How to avoid reaching out to irrelevant investors:
If you’ve met an investor, but your business is too small for them, add them to your CRM. Structure your database, mark the stage each investor focuses on, and maintain a connection by networking and sharing company updates. Then pitch at the right time when you match their investment focus.
3. Learn to Navigate Cold Outreach
Quality cold outreach (pitching to investors you haven’t met or haven’t been introduced to) is crucial for building long-term relationships. But it’s hard. According to an HBR survey, cold outreach accounts for just 10% of deals. And nothing is more frustrating than a sales-y and impersonal cold outreach looking as if it’s been sent to at least a hundred other VCs.
As an angel investor, I receive lots of messages saying to “invest right now, last chance to jump in” every day. But founders forget that there is a human behind every LinkedIn page who deserves respect. Even cold outreach needs a personalized approach and good reasons for a VC to support your business.
How to avoid being annoying with cold outreach:
Plan your cold outreach with mutual benefit in mind. Talk about value exchange and how you can achieve a win-win from your partnership. Show interest. Offer help. Follow them on LinkedIn and react to posts and messages. Suggest jumping on a call. Share some cool analytics. Even though cold pitching is often virtual, the rules remain the same as if you were to meet someone in person.
When moving onto an actual pitch, emphasize how you can solve this person’s problem. Remember–your goal is to nurture relationships and turn a cold contact into a warm one.
4. Nail your Pitch Deck
If you run a tech startup, your first impulse is to tell everyone (investors included) how amazing your product or technology is. While there is nothing wrong with communicating your USP, a key investor outreach mistake is selling the product rather than its shareholder value.
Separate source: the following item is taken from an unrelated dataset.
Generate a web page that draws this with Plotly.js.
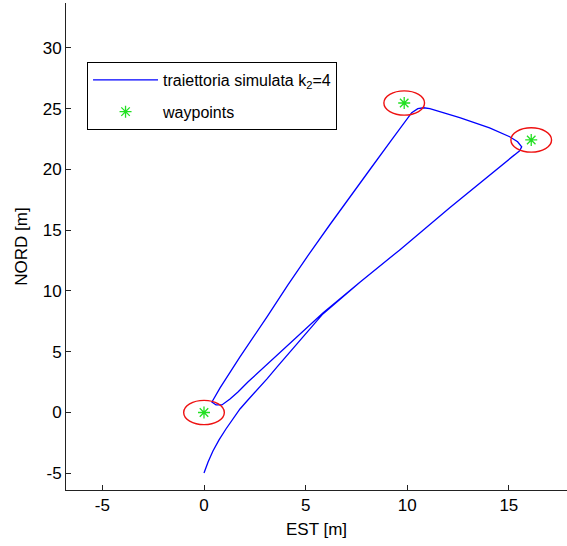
<!DOCTYPE html>
<html>
<head>
<meta charset="utf-8">
<script src="https://cdn.plot.ly/plotly-3.0.1.min.js"></script>
<style>html,body{margin:0;padding:0;background:#fff;}#chart{width:567px;height:546px;}</style>
</head>
<body>
<div id="chart"></div>
<script>
// Simulated trajectory (EST, NORD)
const trajEst = [0.00, 0.20, 0.44, 0.74, 1.08, 1.43, 1.77, 2.16, 2.61, 3.10, 3.64, 4.23, 4.82, 5.36, 5.85,
  7.67, 9.63, 12.09, 14.40, 15.28, 15.53, 15.63, 15.43, 15.04, 14.05, 12.58, 11.11,
  10.81, 10.52, 10.22, 9.88, 9.24, 8.21, 7.17, 6.19, 5.21, 4.13, 3.10, 1.77, 0.79, 0.44, 0.39, 0.59, 0.88,
  1.28, 1.67, 2.16, 2.85, 3.73, 4.72, 5.85, 7.67, 9.63, 12.09, 14.40, 15.28];
const trajNord = [-4.98, -4.07, -3.17, -2.26, -1.36, -0.54, 0.29, 1.03, 1.85, 2.76, 3.83, 4.98, 6.13, 7.20, 8.11,
  10.72, 13.38, 16.85, 19.98, 21.21, 21.54, 21.87, 22.28, 22.69, 23.43, 24.26, 25.00,
  25.08, 25.00, 24.67, 23.93, 22.45, 20.10, 17.75, 15.45, 13.14, 10.51, 7.87, 4.57, 2.02, 1.03, 0.86, 0.62, 0.62,
  1.11, 1.69, 2.51, 3.58, 4.98, 6.46, 8.19, 10.72, 13.38, 16.85, 19.98, 21.21];

// Waypoints
const wpEst = [0, 9.85, 16.1];
const wpNord = [0, 25.47, 22.43];
const wpRadius = 1;

const xTicks = [-5, 0, 5, 10, 15];
const yTicks = [-5, 0, 5, 10, 15, 20, 25, 30];

const tickFont = {family: 'Liberation Sans, Arial, sans-serif', size: 17, color: '#000'};
const legFont = {family: 'Liberation Sans, Arial, sans-serif', size: 16, color: '#000'};

const traces = [
  {x: trajEst, y: trajNord, type: 'scatter', mode: 'lines',
   name: 'traiettoria simulata k<sub>2</sub>=4', legendgroup: 'a',
   line: {color: '#0000ff', width: 1.3}},
  {x: wpEst, y: wpNord, type: 'scatter', mode: 'markers',
   name: 'waypoints', legendgroup: 'b',
   marker: {symbol: 'asterisk-open', size: 10, color: '#22e022', line: {color: '#22e022', width: 1.3}}}
];

const shapes = wpEst.map((x, i) => ({
  type: 'circle', xref: 'x', yref: 'y',
  x0: x - wpRadius, x1: x + wpRadius, y0: wpNord[i] - wpRadius, y1: wpNord[i] + wpRadius,
  line: {color: '#ee1111', width: 1.4}
}));

const layout = {
  width: 567, height: 546,
  margin: {l: 66, r: 0, t: 3, b: 56},
  paper_bgcolor: '#fff', plot_bgcolor: '#fff',
  font: tickFont,
  showlegend: true,
  legend: {x: 0.042, y: 0.879, xanchor: 'left', yanchor: 'top',
    bordercolor: '#000', borderwidth: 1, bgcolor: '#fff',
    font: legFont, tracegroupgap: 8, itemwidth: 65, traceorder: 'grouped'},
  xaxis: {range: [-6.79, 17.86], tickvals: xTicks, ticktext: xTicks.map(String),
    ticks: 'inside', ticklen: 5, tickcolor: '#222', showline: true, linecolor: '#222', linewidth: 1,
    mirror: false, showgrid: false, zeroline: false,
    title: {text: 'EST [m]', font: tickFont, standoff: 8}, tickfont: tickFont},
  yaxis: {range: [-6.38, 33.7], tickvals: yTicks, ticktext: yTicks.map(String),
    ticks: 'inside', ticklen: 5, tickcolor: '#222', showline: true, linecolor: '#222', linewidth: 1,
    mirror: false, showgrid: false, zeroline: false,
    title: {text: 'NORD [m]', font: tickFont, standoff: 10}, tickfont: tickFont},
  shapes: shapes
};

Plotly.newPlot('chart', traces, layout, {displayModeBar: false, staticPlot: true});
</script>
</body>
</html>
With little to no experience talking to investors, first-time founders often misjudge what investors do. Investors fund a (potentially) money-making project with a growing valuation. And they expect business results and a return on investment.
Certainly, R&D can influence a valuation, but pure development excellence is not enough. According to a study by TechCrunch, only a quarter of 320 pitch decks they analyzed had financials in them–and none of the startups that failed to secure funding included financials in their decks.
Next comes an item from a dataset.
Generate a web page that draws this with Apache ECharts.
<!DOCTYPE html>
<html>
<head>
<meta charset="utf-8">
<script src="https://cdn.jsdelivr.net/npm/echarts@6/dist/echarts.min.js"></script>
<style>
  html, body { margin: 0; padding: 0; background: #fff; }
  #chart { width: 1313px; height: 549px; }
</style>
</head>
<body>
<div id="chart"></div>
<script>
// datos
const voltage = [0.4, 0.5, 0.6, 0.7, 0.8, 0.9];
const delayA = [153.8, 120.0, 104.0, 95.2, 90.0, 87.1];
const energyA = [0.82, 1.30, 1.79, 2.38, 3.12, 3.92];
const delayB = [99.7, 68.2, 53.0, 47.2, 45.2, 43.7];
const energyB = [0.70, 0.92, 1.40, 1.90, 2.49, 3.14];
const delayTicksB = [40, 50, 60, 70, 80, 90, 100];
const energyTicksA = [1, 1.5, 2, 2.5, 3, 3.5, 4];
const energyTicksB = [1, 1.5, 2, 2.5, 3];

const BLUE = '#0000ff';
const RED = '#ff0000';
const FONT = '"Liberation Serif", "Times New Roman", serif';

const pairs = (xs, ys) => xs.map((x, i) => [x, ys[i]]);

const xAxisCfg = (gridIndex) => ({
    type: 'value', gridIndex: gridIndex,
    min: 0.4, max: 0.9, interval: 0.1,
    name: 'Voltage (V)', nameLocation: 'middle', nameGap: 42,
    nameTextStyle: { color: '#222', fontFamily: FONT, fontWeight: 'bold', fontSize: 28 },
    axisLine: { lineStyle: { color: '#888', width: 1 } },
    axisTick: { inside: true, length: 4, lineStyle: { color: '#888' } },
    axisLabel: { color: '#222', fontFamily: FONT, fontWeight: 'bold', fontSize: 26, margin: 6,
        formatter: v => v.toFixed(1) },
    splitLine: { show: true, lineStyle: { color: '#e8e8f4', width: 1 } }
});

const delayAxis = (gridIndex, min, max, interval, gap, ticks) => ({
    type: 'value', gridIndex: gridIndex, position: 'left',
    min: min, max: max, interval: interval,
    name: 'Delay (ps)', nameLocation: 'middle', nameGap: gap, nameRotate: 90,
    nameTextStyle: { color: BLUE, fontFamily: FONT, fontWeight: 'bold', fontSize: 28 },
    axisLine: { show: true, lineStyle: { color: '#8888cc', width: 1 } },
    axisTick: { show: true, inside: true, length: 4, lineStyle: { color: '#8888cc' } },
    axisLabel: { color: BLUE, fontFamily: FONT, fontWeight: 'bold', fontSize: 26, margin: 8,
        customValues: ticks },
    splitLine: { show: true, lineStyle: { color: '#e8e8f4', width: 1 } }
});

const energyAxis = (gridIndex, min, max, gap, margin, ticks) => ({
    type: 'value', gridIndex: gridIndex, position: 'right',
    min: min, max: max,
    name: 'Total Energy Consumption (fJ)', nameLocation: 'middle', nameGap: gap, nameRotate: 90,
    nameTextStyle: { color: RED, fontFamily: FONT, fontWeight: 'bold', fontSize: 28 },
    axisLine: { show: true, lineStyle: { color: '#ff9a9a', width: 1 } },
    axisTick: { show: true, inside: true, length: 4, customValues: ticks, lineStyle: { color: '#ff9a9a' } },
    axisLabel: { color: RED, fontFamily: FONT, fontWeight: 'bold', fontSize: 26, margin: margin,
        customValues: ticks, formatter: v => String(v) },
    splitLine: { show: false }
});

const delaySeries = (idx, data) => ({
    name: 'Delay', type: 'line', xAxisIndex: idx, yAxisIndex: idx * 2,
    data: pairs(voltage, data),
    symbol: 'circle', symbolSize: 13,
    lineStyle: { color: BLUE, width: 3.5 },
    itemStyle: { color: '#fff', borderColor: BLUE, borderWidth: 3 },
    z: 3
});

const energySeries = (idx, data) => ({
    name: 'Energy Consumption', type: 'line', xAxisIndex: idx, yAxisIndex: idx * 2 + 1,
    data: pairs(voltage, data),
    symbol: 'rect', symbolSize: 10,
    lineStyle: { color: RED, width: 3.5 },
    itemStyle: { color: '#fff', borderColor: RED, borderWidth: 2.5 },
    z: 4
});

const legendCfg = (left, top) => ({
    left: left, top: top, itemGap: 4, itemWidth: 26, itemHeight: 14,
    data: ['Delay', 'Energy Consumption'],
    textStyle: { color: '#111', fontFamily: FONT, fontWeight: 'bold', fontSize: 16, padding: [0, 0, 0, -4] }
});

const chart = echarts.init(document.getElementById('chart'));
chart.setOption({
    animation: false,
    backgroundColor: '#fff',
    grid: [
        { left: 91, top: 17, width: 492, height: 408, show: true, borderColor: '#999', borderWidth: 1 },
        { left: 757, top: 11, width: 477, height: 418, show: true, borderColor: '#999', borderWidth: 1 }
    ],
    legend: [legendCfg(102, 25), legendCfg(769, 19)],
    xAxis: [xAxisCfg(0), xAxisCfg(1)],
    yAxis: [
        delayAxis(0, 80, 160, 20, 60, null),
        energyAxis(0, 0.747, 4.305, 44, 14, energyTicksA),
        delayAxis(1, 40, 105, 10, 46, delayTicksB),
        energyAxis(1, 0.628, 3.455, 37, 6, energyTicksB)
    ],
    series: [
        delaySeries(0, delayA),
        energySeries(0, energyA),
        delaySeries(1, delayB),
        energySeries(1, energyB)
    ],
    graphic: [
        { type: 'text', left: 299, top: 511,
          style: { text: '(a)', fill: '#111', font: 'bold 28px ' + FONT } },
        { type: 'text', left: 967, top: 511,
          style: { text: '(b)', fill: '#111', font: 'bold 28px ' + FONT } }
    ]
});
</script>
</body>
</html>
How to avoid selling the wrong proposition:
When crafting a pitch deck, sell your business and its money-generating potential as an asset for investors. Focus your pitch story on business, and use product development as a way to support your go-to-market strategy. Here’s a quick idea: We’re raising X round at Y valuation, and in Z years we’ll start generating revenue.
5. Master the Interview
Got yourself an interview with a potential investor? Congratulations–now make sure you don’t fall into the trap of selling yourself at all costs rather than seeking a mutually beneficial relationship.
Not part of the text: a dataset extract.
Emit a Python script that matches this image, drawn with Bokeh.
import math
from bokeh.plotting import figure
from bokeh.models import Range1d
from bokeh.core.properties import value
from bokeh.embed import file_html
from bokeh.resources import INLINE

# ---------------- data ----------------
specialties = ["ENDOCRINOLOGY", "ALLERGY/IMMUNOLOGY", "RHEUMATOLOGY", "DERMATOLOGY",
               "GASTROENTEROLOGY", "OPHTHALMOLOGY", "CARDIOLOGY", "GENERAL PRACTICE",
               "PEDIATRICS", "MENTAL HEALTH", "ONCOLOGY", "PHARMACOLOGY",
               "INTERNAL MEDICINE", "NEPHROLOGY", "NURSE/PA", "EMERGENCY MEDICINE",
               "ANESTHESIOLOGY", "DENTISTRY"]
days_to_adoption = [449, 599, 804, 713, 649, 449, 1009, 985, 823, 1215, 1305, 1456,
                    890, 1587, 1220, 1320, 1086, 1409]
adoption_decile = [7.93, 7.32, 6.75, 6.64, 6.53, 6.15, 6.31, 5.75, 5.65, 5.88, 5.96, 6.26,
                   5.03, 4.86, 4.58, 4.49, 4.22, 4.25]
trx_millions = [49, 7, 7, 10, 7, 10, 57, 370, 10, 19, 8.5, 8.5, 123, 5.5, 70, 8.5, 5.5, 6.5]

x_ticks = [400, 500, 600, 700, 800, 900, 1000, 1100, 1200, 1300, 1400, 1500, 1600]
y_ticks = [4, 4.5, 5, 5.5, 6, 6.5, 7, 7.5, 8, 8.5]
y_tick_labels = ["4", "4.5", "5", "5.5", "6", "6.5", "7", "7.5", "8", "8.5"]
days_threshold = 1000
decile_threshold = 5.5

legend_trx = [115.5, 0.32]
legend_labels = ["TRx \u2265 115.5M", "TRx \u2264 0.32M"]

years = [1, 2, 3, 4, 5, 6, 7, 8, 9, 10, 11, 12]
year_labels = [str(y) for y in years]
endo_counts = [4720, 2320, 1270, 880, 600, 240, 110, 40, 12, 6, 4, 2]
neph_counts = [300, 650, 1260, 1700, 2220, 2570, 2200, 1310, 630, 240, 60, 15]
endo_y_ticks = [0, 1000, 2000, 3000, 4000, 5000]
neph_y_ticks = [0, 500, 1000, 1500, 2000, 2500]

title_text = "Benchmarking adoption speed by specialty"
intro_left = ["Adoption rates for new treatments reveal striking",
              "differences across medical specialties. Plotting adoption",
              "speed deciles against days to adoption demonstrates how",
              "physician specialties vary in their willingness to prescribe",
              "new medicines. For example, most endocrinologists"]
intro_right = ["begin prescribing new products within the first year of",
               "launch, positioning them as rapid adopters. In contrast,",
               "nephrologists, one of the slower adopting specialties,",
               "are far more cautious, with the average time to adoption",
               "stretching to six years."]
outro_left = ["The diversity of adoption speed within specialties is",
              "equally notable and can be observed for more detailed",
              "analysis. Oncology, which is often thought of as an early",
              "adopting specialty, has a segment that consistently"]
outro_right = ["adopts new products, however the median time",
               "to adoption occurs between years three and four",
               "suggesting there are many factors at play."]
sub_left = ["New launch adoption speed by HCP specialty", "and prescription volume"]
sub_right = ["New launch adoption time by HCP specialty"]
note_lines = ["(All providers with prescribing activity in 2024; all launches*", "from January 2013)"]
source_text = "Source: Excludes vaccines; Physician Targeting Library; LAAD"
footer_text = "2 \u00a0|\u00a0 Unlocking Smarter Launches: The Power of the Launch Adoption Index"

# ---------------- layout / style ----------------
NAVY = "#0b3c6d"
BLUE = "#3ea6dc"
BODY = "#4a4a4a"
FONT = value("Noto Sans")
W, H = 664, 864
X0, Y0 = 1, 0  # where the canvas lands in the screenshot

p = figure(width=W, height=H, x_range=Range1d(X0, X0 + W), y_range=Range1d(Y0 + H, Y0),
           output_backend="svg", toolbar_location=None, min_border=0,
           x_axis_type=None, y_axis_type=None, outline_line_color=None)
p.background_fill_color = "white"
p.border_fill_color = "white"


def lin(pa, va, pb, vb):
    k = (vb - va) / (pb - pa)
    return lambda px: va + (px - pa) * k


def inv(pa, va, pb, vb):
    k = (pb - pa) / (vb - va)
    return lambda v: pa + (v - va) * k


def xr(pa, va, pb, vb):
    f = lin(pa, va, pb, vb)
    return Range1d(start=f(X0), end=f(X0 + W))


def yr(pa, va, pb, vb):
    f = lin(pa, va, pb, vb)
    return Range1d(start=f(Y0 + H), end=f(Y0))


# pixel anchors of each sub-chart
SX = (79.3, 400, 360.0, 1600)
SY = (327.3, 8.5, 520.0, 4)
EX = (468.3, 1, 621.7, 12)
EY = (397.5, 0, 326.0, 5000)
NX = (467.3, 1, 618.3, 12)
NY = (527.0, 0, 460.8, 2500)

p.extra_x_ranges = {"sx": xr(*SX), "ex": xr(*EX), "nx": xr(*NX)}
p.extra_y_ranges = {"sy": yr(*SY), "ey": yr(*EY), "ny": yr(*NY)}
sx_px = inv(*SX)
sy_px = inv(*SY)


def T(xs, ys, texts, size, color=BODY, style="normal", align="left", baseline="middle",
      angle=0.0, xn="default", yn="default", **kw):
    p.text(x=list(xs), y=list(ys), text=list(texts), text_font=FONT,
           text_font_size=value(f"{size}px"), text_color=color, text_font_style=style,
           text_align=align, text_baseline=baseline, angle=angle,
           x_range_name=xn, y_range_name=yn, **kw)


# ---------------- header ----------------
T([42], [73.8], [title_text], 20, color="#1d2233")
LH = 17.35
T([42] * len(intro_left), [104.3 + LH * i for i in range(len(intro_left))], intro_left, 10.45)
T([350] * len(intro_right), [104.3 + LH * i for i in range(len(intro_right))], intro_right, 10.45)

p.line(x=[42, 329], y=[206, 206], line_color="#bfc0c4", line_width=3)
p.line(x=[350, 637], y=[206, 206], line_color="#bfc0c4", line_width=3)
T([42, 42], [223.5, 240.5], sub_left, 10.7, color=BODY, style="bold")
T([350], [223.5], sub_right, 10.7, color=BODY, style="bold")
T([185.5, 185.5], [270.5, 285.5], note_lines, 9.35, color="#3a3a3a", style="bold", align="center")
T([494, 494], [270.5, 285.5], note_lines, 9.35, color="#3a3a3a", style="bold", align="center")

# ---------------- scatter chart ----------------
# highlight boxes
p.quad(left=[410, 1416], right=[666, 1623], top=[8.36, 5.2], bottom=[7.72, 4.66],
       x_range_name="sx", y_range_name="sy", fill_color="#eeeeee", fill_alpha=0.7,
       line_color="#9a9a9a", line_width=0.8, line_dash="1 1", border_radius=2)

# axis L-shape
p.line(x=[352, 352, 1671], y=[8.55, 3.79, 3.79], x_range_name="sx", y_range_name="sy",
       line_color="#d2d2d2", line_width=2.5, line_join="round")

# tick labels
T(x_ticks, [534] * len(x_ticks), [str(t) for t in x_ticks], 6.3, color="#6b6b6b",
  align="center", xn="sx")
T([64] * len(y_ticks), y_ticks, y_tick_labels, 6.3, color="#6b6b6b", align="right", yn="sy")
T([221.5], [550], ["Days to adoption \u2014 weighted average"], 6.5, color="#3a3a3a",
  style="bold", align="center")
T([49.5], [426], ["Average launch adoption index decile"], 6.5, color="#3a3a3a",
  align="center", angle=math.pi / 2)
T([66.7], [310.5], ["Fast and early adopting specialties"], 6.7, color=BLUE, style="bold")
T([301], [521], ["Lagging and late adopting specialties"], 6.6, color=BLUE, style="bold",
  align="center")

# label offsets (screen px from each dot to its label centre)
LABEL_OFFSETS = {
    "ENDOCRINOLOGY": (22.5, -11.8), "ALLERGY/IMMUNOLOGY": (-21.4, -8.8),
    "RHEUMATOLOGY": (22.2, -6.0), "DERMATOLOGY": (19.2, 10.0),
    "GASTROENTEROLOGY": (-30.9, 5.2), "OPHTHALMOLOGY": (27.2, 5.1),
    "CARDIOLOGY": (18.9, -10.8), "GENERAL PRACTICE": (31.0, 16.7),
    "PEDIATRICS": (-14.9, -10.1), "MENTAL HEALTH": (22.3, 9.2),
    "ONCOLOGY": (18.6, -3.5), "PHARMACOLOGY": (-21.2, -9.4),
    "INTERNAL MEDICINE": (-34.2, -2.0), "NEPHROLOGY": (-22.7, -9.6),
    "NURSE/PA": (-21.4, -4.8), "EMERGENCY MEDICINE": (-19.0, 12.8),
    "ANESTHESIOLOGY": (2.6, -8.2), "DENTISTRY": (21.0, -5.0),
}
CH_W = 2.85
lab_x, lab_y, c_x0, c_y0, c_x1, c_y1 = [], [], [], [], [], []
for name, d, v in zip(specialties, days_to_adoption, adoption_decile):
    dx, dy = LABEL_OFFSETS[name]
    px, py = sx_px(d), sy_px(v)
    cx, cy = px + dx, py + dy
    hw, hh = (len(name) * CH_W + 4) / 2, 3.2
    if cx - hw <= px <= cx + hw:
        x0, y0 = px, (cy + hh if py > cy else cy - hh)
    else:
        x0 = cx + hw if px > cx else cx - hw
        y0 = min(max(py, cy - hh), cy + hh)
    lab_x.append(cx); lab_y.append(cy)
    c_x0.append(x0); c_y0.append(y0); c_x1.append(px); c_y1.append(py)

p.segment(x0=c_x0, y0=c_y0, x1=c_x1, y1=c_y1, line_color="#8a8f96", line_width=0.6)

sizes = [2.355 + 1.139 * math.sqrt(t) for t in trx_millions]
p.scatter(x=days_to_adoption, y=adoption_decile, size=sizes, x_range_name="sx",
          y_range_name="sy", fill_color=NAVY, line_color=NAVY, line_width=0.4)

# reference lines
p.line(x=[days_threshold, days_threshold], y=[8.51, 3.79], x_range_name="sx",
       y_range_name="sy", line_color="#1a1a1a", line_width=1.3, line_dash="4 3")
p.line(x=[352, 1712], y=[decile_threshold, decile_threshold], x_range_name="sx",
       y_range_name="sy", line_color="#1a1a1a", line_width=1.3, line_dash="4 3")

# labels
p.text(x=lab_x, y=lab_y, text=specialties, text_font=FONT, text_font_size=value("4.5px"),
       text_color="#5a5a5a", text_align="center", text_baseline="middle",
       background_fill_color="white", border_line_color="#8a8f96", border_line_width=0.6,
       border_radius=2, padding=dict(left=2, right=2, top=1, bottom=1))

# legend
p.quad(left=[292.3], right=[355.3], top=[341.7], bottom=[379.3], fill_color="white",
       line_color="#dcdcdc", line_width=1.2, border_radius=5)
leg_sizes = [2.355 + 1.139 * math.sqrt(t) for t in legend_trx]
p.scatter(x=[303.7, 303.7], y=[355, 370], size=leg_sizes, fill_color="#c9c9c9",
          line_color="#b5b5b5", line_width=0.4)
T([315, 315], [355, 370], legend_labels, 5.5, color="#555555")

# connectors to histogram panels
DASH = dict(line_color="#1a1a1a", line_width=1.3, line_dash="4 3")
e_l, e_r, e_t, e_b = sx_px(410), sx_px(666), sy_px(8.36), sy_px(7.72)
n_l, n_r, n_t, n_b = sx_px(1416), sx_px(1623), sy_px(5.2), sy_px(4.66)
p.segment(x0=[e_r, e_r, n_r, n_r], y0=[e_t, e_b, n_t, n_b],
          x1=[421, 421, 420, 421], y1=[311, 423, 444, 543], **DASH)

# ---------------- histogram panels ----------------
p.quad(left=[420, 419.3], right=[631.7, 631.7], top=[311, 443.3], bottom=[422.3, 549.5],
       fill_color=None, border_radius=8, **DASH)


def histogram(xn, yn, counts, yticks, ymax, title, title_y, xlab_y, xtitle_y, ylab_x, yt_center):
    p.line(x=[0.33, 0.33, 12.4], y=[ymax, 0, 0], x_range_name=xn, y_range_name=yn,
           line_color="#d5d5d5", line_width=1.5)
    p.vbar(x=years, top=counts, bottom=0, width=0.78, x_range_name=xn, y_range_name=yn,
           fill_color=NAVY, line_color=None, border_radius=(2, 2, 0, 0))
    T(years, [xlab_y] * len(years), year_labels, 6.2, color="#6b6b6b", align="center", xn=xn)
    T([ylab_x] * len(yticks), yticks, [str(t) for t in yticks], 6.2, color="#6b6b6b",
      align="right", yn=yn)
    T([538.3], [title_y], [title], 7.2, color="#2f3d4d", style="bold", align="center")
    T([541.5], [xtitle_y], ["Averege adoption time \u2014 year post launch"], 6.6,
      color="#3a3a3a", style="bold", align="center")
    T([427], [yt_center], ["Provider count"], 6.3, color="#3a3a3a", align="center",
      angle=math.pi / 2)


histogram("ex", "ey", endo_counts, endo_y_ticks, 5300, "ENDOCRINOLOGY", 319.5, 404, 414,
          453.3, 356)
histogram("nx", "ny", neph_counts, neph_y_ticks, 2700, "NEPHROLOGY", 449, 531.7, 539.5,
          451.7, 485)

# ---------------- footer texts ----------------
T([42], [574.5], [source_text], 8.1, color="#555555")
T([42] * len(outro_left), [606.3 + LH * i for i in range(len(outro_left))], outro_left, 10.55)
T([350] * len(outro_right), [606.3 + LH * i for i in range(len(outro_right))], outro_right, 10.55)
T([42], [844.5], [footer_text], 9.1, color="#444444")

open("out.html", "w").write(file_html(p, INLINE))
On a hunt for funding, first-time entrepreneurs sometimes forget that a partnership with an investor does not end with writing a check. You’re in it for the long run, and not researching investors’ motives, previous partnerships, roles in funded businesses, expertise, and the help they can provide may lead to frictions in the future.
How to avoid a mismatch:
Here, I’d allow myself to draw an analogy with job hunting. It’s important not to fill a role, but to find the right role for you. While your main task is to sell yourself to an employer, you also need to “buy” the role with the right perks.
Carefully and tactfully, ask potential investors about their approach to working with portfolio startups. How did their relationships develop? How do they envision the collaboration? How engaged will they be in day-to-day operations? It’s better to ask those questions early to manage expectations from both sides.
Finally, if you make a move with investor outreach and it doesn’t pan out, it’s still experience gained. As an entrepreneur, remember: You’re in for a marathon, not a sprint.